グロービス経営大学院を卒業したMBA生の書評と雑感。経営に関する基本書、実務書のほか、金融、経済、歴史、人間力、マネジメント力、コミュニケーション力、コーチング、カウンセリング、自己啓発本、ビジネススキル、哲学・思想など、幅広い教養を身につけ、人間性を磨く観点で選書しています。

読書について(ショーペンハウアー)

『読書について』(ショーペンハウアー)(◯)

 アバタローさんのYouTubeを見て、再読しました。表現はキツイですが、主張がはっきりつ伝わってくる、やはり良書です。アバタローさんは、最近、YouTubeでよく見ている、良書解説の優れたYouTuberさんです。読書についての要点を聞いた上で読むと、めちゃくちゃ読みやすい。全体像を頭に入れた上で読むというのは、読書の効率化につながり、インプット力も増すと思います。そうすると、実践力も高まる要素になると思います。本書は、①自分の頭で考える、②著述と文体について、③読書についての3章立てですが、今回は、その中から、①自分の頭で考えるを取り上げたいと思います。

 

(印象に残ったところ・・本書より)

◯自分の頭で考える

・いかに大量にかき集めても、自分の頭で考えずに鵜呑みにした知識より、量はずっと少なくとも、じっくり考え抜いた知識のほうが、はるかに価値がある。なぜなら、ひとつの真実を他の真実と突き合わせて、自分が知っていることをあらゆる方面から総合的に判断してはじめて、知識を完全に自分のものにし、意のままにできるからだ。自分が知っていることなら、じっくり考えることができる。だから私たちは学ぶべきだ。だが、とことん考え抜いてはじめて真に知ることができる。

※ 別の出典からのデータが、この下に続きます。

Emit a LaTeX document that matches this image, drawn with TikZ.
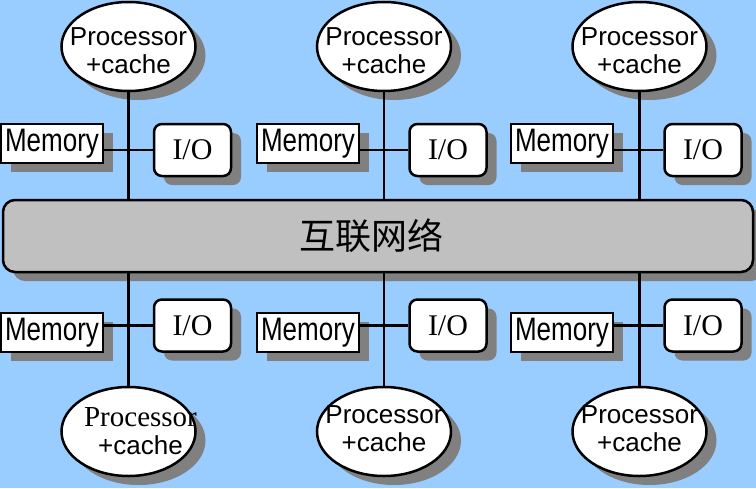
\documentclass[tikz,border=0pt]{standalone}
\usepackage{fontspec}
\setmainfont{Liberation Sans}
\newfontfamily\timesfont{Liberation Serif}
\newfontfamily\cjk{Noto Sans CJK SC}
\usetikzlibrary{shapes.geometric,shadows}
\definecolor{bgblue}{RGB}{153,204,255}
\definecolor{busgray}{RGB}{192,192,192}
\definecolor{shade}{RGB}{128,128,128}
\newcommand{\tallword}[1]{\scalebox{1}[1.25]{#1}}

\begin{document}
\begin{tikzpicture}[x=1pt, y=-1pt,
    shd/.style={general shadow={fill=shade, shadow xshift=10pt, shadow yshift=-9pt}},
    cpu/.style={ellipse, draw, line width=2.5pt, fill=white, shd, minimum width=134pt, minimum height=89pt, inner sep=0pt},
    cputext/.style={inner sep=0pt, align=center, font=\fontsize{26}{28}\selectfont},
    mem/.style={draw, line width=2.5pt, fill=white, shd, minimum width=102pt, minimum height=39pt, inner sep=0pt, font=\fontsize{26}{28}\selectfont},
    io/.style={draw, rounded corners=8pt, line width=2.5pt, fill=white, shd, minimum width=77pt, minimum height=52pt, inner sep=0pt, font=\timesfont\fontsize{30}{32}\selectfont},
    bus/.style={draw, rounded corners=12pt, line width=2.5pt, fill=busgray, shd, minimum width=750pt, minimum height=72pt, inner sep=0pt, font=\cjk\fontsize{36}{40}\selectfont},
    link/.style={line width=2.5pt}
]
\useasboundingbox (0,0) rectangle (756,488);
\fill[bgblue] (0,0) rectangle (756,488);

\node[bus] (net) at (378,236) {\hspace*{-14pt}互联网络};

% upper row
\node[cpu, label={[cputext, yshift=-4pt]center:Processor\\+cache}] (cpu1t) at (128.5,46.5) {};
\node[cpu, label={[cputext, yshift=-4pt]center:Processor\\+cache}] (cpu2t) at (384,46.5) {};
\node[cpu, label={[cputext, yshift=-4pt]center:Processor\\+cache}] (cpu3t) at (639.5,46.5) {};
\node[mem] (mem1t) at (52,143.5) {\tallword{Memory}};
\node[mem] (mem2t) at (308,143.5) {\tallword{Memory}};
\node[mem] (mem3t) at (562,143.5) {\tallword{Memory}};
\node[io] (io1t) at (192.5,150) {I/O};
\node[io] (io2t) at (448,150) {I/O};
\node[io] (io3t) at (703,150) {I/O};

% lower row
\node[cpu, label={[cputext, xshift=12pt]center:{\timesfont\fontsize{29}{28}\selectfont Processor}\\+cache}] (cpu1b) at (128.5,431.5) {};
\node[cpu, label={[cputext, yshift=3pt]center:Processor\\+cache}] (cpu2b) at (384,431.5) {};
\node[cpu, label={[cputext, yshift=3pt]center:Processor\\+cache}] (cpu3b) at (639.5,431.5) {};
\node[mem] (mem1b) at (52,332.5) {\tallword{Memory}};
\node[mem] (mem2b) at (308,332.5) {\tallword{Memory}};
\node[mem] (mem3b) at (562,332.5) {\tallword{Memory}};
\node[io] (io1b) at (192.5,325.5) {I/O};
\node[io] (io2b) at (448,325.5) {I/O};
\node[io] (io3b) at (703,325.5) {I/O};

\draw[link] (cpu1t.south) -- (cpu1t.south |- net.north);
\draw[link] (cpu2t.south) -- (cpu2t.south |- net.north);
\draw[link] (cpu3t.south) -- (cpu3t.south |- net.north);
\draw[link] (cpu1b.north) -- (cpu1b.north |- net.south);
\draw[link] (cpu2b.north) -- (cpu2b.north |- net.south);
\draw[link] (cpu3b.north) -- (cpu3b.north |- net.south);

\draw[link] (io1t.west) -- (io1t.west -| mem1t.east);
\draw[link] (io2t.west) -- (io2t.west -| mem2t.east);
\draw[link] (io3t.west) -- (io3t.west -| mem3t.east);
\draw[link] (io1b.west) -- (io1b.west -| mem1b.east);
\draw[link] (io2b.west) -- (io2b.west -| mem2b.east);
\draw[link] (io3b.west) -- (io3b.west -| mem3b.east);
\end{tikzpicture}
\end{document}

・重圧を与え続けると、バネの弾力がなくなるように、多読に走ると、精神のしなやかさが奪われる。自分の考えを持ちたくなければ、その絶対確実な方法は、一分でも空き時間ができたら、すぐさま本を手に取ることだ。これを実践すると、生まれながら凡庸で単純な多くの人間は、博識が仇となってますます精神のひらめきを失い、またあれこれ書き散らすと、ことごとく失敗する羽目になる。

・真実と生命は、もともと自分の根っこにある思想にだけ宿る。私たちが本当に完全に理解できるのは、自分の考えだけだからだ。本から読み取った他人の考えは、他人様の食べ残し、見知らぬ客人の脱ぎ捨てた古着のようなものだ。

・創造的な精神に導かれる者、すなわち自ら自発的に正しく考える者は、正しき道を見出す羅針盤を持っている。だから読書は、自分の思索の泉がこんこんと湧き出てこない場合のみ行うべき。

・さんざん苦労して、時間をかけて自分の頭で考え、総合的に判断して真理と洞察にたどり着いたのに、ある本を見たら、それが完璧な形でさらりと書かれていた。そんなこともあるかもしれない。だが自分の頭で考えて手に入れた真理と洞察には、100倍の値打ちがある。というのも、自分の頭で考えてたどり着いた心理や洞察は、私たちの思想体系全体に組み込まれ、全体を構成するのに不可欠な部分、生き生きした構成要素となり、見事に緊密に全体と結びつき、そのあらゆる原因・結果とともに理解され、私たちの嗜好方法全体の色合いや色調、特徴を帯びるからだ。

・自分で考える人は、まず自説を立てて、あとから権威筋・文献で学ぶわけだが、それは自説を強化し補強するために過ぎない。しかし博覧強記の愛書家は文献から出発し、本から拾い集めた他人の意見を用いて、全体を構成する。それは異質な素材を寄せ集めて作られた自動人形のようなものだ。

・本を読むとは、自分の頭ではなく、他人の頭で考えることだ。絶えず本を読んでいると、他人の考えがどんどん流れ込んでくる。これは、一分の隙もなく完璧な体系とまではいかなくとも理路整然たる全体像を展開させようとする。自分の頭で考える人にとって、マイナスにしかならない。なぜなら他人の考えはどれをとっても、違う精神から出発し、違う体系に属し、違う色合いを帯びているので、決して思想・知識・洞察・確信が自然に融合して一つにまとまっていくことはなく、むしろ頭の中にバベルの塔のような言葉の混乱をそっと引き起こすからだ。他人の考えがぎっしり詰め込まれた精神は、明晰な洞察力をことごとく失い、今にも全面崩壊しそうだ。

・人生を読書に費やし、本から知識を汲み取った人は、たくさんの旅行案内書を眺めて、その土地に詳しくなった人のような者だ。こうした人は雑多な情報を提供できるが、結局のところ、土地の実情についての知識はバラバラで、明確でも綿密でもない。これに対して、人生を考えることに費やした人は、その土地に実際に住んでいたことがある人のような者だ。そういう人だけがそもそも語るべきポイントを心得、関連ある事柄に通じ、真に我が家にいるように精通している。

 

 ここで紹介した「自分の頭で考える」ということと「読書について」ということは密接に関連しています。読書の目的は何か?目的をを意識するだけでも、書籍に振り回されることなく、 他人様の知識をありがたく活用させていただくことができると思います。